Sweden’s Frida Hansdotter won silver on Saturday, and Sarka Strachova of the Czech Republic claimed the bronze.
After a solid first run, the 19-year-old Shiffrin pushed out of the gate with large lead that quickly evaporated. Her first split time went from green to red, and her second split showed a miniscule loss of time again. Shiffrin skied an uncharacteristically hesitant top of the course.
But she shifted gears after her second split and stomped on the gas on the last section of the slalom course, crossing the finish line .34 seconds faster than Hansdotter.

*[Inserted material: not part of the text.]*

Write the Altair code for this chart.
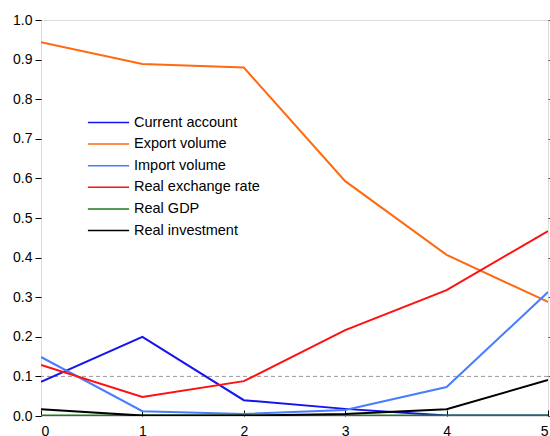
import altair as alt
import pandas as pd

horizons = [0, 1, 2, 3, 4, 5]
current_account = [0.086, 0.200, 0.040, 0.018, 0.001, 0.001]
export_volume = [0.944, 0.889, 0.880, 0.593, 0.407, 0.288]
import_volume = [0.149, 0.012, 0.005, 0.015, 0.073, 0.313]
real_exchange_rate = [0.129, 0.048, 0.088, 0.217, 0.318, 0.467]
real_gdp = [0.001, 0.001, 0.001, 0.001, 0.001, 0.001]
real_investment = [0.017, 0.001, 0.001, 0.005, 0.017, 0.091]
threshold = [0.1]

series_names = ["Current account", "Export volume", "Import volume",
                "Real exchange rate", "Real GDP", "Real investment"]
series_values = [current_account, export_volume, import_volume,
                 real_exchange_rate, real_gdp, real_investment]
series_colors = ["#1414f0", "#ff6a10", "#4a7cff", "#ff1010", "#1f7a1f", "#000000"]

rows = []
for name, vals in zip(series_names, series_values):
    for h, v in zip(horizons, vals):
        rows.append({"h": h, "v": v, "series": name})
df = pd.DataFrame(rows)

FONT = "Liberation Sans"
xscale = alt.Scale(domain=[0, 5], nice=False)
yscale = alt.Scale(domain=[0, 1], nice=False)

major = [round(i * 0.1, 1) for i in range(11)]
minor = [round(0.05 + i * 0.1, 2) for i in range(10)]

lines = alt.Chart(df).mark_line(strokeWidth=2, clip=True).encode(
    x=alt.X("h:Q", scale=xscale,
            axis=alt.Axis(values=horizons, format="d", title=None, tickSize=6,
                          offset=-6, domain=False, tickColor="#000",
                          labelFont=FONT, labelFontSize=14, labelColor="#000",
                          labelPadding=8, grid=False, orient="bottom")),
    y=alt.Y("v:Q", scale=yscale,
            axis=alt.Axis(values=major, format=".1f", title=None, tickSize=6,
                          domain=False, tickColor="#000", labelFont=FONT,
                          labelFontSize=14, labelColor="#000", labelPadding=3,
                          grid=False)),
    color=alt.Color("series:N",
                    scale=alt.Scale(domain=series_names, range=series_colors),
                    legend=alt.Legend(title=None, orient="none", legendX=56, legendY=91,
                                      symbolType="M-2,0L2,0", symbolSize=425,
                                      symbolStrokeWidth=1.5, labelFont=FONT,
                                      labelFontSize=14.5, labelColor="#000",
                                      rowPadding=3.6, labelOffset=14,
                                      labelLimit=300)),
)

minor_axis = alt.Chart(pd.DataFrame({"v": minor})).mark_point(opacity=0).encode(
    y=alt.Y("v:Q", scale=yscale,
            axis=alt.Axis(values=minor, labels=False, title=None, tickSize=2,
                          offset=4, domain=False, tickColor="#000", grid=False))
)

right_axis = alt.Chart(pd.DataFrame({"v": major})).mark_point(opacity=0).encode(
    y=alt.Y("v:Q", scale=yscale,
            axis=alt.Axis(values=major, labels=False, title=None, tickSize=3,
                          orient="right", domain=False, tickColor="#444", grid=False))
)

ref = alt.Chart(pd.DataFrame({"v": threshold})).mark_rule(
    color="#999999", strokeDash=[4, 3], strokeWidth=1
).encode(y=alt.Y("v:Q", scale=yscale, axis=None))

chart = alt.layer(ref, lines, minor_axis, right_axis).resolve_scale(
    y="independent"
).resolve_axis(y="independent").properties(
    width=507, height=396,
    autosize=alt.AutoSizeParams(type="none"),
    padding={"left": 41, "top": 20, "right": 2, "bottom": 20},
).configure_view(stroke=None).configure(background="white")

chart.save("out.html", embed_options={"renderer": "svg", "actions": False})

The partisan crowd exploded.
“At the beginning of my run, I knew I was attacking, but it was a little bit of a conservative line,” Shiffrin said. “I knew I had to charge down here and try to use the groove a little bit … I’m glad to walk away with this one and do it at home in the last 10 gates.”
Shiffrin, who turns 20 next month, has now won two world championships and an Olympic gold in the last two years.
“It’s pretty crazy now that I think about it,” Shiffrin said. “Just before my second run, I started to convince myself how much I wanted to win this race. It’s about the process; it’s about the turns. I’m happy.”
The 12-time World Cup winner admitted to feeling some nerves so near her home.
“I felt a little bit of pressure racing at home,” Shiffrin said. “I actually might be in a little bit of denial about it. I always say that I don’t really feel pressure, but I think I feel it; it’s just about how I handle it. It sparks throughout the day where I think, ‘Oh my gosh, I can’t do this.’ Then there are moments when I think, ‘I’m king of the world.’ It’s just about finding the right attitude in the right moment and putting it together for a win.”